(Data to use):
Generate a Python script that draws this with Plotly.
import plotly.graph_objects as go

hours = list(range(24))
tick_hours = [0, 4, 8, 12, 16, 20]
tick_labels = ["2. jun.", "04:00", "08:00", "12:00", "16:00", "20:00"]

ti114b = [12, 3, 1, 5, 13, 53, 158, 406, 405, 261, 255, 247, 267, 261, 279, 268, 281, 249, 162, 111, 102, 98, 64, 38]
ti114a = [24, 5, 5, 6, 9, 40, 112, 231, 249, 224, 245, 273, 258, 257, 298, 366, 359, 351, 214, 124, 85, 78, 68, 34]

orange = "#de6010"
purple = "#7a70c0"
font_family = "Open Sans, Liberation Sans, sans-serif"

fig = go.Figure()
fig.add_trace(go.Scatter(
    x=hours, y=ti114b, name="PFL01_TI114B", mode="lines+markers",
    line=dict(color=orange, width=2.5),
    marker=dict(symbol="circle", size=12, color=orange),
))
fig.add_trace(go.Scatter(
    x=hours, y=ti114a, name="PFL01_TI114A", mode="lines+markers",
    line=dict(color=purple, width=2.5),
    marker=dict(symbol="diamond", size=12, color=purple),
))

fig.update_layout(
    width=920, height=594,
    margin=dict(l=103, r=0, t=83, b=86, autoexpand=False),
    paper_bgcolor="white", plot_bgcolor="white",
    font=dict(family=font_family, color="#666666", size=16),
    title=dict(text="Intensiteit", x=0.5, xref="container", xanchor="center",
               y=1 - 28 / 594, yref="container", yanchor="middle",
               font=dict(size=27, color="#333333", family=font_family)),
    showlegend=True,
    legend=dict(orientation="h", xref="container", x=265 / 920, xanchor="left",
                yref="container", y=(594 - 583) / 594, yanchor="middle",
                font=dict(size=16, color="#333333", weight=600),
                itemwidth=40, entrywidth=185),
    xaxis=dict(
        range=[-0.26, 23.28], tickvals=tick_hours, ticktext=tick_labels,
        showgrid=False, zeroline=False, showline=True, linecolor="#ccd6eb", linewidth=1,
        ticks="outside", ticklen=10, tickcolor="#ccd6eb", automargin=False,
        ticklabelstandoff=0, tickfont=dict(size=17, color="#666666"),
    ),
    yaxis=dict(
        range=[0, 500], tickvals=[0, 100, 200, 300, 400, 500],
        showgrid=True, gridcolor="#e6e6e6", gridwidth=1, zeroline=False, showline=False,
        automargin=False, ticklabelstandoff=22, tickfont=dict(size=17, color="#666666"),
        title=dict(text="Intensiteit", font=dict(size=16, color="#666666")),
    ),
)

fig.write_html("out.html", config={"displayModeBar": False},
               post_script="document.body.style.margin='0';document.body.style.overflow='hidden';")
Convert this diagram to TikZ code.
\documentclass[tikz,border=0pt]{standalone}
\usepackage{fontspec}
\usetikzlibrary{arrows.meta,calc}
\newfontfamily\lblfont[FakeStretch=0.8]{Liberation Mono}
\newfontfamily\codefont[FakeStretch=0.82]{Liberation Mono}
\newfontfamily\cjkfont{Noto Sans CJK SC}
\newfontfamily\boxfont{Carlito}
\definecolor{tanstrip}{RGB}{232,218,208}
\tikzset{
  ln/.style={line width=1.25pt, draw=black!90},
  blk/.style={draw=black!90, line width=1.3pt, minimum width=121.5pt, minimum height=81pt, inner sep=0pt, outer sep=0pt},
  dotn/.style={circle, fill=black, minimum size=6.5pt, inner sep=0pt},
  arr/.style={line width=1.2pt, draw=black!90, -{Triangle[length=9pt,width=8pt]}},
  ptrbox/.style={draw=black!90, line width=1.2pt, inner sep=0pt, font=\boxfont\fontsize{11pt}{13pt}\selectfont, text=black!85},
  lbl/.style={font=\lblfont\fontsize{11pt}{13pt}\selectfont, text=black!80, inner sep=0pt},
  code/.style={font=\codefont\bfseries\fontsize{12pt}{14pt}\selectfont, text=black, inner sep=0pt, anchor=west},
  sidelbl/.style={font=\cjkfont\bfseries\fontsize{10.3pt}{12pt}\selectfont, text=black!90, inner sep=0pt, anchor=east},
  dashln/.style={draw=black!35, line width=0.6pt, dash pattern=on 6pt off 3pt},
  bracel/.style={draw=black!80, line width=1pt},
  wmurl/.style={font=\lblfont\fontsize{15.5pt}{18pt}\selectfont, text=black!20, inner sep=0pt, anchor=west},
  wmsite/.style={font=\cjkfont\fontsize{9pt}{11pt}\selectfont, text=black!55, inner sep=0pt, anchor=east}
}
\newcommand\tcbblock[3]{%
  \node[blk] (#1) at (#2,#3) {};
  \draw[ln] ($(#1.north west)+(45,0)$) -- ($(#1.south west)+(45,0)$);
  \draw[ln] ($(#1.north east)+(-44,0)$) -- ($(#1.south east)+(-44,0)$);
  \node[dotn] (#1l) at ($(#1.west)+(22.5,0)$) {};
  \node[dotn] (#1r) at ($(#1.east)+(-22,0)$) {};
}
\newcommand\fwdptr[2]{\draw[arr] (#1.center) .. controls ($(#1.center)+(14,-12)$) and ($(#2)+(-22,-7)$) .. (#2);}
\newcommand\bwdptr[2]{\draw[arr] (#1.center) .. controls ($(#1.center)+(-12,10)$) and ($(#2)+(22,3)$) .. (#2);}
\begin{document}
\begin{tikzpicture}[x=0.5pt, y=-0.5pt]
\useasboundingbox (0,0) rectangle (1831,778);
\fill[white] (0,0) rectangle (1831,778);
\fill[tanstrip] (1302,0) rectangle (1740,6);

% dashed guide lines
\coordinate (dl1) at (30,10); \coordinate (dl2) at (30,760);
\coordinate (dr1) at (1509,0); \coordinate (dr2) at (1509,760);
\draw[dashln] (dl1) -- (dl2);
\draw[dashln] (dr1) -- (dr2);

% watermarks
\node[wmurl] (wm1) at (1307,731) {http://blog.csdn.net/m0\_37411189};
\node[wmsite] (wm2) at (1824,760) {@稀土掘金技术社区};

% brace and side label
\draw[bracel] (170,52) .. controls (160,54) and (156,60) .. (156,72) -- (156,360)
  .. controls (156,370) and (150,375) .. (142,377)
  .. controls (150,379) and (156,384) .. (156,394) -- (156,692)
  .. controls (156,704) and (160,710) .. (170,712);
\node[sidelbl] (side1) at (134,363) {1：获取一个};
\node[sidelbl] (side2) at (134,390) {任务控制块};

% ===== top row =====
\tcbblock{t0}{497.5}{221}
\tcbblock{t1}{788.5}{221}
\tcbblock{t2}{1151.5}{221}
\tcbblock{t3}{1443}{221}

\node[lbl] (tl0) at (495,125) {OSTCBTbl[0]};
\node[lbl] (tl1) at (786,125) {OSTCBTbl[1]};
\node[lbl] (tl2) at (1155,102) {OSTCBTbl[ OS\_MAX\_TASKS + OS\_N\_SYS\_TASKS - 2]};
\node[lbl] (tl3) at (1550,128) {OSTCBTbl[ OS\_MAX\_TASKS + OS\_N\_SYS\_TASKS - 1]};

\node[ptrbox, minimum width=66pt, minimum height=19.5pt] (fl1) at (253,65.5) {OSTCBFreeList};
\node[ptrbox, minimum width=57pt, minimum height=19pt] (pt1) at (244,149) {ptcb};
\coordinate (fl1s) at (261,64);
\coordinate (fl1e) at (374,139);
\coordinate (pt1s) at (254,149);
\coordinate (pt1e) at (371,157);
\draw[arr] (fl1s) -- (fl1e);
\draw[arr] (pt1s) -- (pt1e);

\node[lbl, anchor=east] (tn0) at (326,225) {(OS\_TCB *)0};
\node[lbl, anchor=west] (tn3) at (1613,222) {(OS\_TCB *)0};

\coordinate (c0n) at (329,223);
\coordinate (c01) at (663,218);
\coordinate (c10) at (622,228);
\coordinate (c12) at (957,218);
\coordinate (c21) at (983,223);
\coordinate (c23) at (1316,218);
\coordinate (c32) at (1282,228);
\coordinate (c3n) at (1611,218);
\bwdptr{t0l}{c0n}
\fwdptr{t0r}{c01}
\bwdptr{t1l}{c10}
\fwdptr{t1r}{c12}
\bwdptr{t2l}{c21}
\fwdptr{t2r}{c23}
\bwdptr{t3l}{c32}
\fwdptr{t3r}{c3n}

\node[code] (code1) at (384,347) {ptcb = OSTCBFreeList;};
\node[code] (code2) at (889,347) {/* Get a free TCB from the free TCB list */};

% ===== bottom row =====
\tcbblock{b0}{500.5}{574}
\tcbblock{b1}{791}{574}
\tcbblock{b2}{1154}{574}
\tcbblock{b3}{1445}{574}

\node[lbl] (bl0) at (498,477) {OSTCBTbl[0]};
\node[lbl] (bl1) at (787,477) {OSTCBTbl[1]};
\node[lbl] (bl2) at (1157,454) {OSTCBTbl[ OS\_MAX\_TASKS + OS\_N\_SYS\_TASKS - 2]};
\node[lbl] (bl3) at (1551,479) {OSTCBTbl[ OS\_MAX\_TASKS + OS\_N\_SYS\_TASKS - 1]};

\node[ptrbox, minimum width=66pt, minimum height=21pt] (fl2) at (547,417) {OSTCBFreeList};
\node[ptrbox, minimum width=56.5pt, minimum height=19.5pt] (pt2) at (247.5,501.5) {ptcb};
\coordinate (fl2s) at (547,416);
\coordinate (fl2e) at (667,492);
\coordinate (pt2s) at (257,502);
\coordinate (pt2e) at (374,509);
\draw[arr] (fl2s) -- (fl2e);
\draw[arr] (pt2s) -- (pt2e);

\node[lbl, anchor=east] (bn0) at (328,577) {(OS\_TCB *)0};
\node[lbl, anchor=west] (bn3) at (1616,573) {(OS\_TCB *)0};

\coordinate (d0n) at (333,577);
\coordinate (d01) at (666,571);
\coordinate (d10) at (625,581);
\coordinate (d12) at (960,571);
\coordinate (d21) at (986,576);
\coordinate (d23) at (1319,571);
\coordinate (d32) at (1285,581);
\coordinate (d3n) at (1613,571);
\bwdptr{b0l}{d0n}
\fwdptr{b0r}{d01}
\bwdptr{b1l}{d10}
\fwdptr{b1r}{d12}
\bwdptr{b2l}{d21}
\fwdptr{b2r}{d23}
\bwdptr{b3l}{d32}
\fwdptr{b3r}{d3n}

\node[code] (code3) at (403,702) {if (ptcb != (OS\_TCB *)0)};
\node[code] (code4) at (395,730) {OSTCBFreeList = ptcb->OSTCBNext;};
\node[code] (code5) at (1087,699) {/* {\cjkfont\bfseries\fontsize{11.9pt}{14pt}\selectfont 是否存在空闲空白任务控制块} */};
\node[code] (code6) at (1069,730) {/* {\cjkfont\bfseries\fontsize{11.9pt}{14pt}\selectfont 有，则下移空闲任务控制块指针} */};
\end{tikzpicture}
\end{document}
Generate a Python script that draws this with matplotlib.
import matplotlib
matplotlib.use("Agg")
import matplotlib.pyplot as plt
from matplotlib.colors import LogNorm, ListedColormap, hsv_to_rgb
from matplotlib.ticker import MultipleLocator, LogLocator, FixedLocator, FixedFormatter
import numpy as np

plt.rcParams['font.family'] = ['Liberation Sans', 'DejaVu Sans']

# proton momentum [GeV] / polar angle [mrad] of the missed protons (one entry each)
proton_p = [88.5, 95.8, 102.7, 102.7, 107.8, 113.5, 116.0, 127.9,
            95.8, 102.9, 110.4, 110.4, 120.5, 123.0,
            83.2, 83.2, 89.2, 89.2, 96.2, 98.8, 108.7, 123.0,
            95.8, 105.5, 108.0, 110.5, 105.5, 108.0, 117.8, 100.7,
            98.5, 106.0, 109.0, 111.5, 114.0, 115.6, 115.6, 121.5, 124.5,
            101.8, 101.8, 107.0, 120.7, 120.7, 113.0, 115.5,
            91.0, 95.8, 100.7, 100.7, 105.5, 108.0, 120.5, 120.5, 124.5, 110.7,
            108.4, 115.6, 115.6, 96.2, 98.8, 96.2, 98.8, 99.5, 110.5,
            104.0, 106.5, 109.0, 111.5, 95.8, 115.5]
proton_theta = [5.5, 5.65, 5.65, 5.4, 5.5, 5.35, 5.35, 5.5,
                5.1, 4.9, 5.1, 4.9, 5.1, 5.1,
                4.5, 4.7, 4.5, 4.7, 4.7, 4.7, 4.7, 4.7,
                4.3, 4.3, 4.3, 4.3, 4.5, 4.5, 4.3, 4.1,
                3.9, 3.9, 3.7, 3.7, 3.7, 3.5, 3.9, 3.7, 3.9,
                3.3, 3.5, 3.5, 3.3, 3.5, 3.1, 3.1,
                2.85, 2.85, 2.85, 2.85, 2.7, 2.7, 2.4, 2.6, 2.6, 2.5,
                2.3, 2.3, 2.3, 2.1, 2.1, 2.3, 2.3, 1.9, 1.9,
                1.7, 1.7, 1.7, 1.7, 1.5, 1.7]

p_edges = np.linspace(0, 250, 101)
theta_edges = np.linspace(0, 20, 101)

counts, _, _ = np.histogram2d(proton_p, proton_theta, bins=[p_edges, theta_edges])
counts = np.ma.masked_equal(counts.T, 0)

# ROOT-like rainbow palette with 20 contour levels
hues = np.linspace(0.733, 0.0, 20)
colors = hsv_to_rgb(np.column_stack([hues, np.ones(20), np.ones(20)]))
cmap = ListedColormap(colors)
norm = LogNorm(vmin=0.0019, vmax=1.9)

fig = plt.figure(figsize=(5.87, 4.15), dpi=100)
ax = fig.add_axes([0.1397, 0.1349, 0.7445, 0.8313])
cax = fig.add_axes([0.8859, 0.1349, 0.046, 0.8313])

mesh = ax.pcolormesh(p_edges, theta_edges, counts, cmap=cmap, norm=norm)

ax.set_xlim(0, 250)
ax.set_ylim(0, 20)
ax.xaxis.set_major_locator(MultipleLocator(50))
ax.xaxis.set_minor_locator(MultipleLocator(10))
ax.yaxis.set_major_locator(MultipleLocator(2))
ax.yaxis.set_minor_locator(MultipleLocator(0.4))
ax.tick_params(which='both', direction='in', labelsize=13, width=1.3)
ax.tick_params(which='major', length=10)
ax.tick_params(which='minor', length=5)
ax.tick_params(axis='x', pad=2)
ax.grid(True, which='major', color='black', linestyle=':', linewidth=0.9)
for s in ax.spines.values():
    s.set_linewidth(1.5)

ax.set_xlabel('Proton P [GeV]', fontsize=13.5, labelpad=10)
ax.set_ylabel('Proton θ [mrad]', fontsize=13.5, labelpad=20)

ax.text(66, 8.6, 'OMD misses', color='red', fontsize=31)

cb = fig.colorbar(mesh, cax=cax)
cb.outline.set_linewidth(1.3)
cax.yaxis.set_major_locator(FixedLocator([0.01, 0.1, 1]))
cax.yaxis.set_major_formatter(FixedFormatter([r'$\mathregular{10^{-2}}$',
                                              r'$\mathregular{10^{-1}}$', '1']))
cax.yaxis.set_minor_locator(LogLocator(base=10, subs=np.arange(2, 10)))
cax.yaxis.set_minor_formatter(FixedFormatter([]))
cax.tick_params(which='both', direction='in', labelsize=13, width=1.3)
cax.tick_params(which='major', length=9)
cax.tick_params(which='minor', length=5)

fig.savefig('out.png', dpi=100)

(Brief):
Check every line of the records above for the string "draws" and say how many contain it, giving the number alone.

(Task output):
2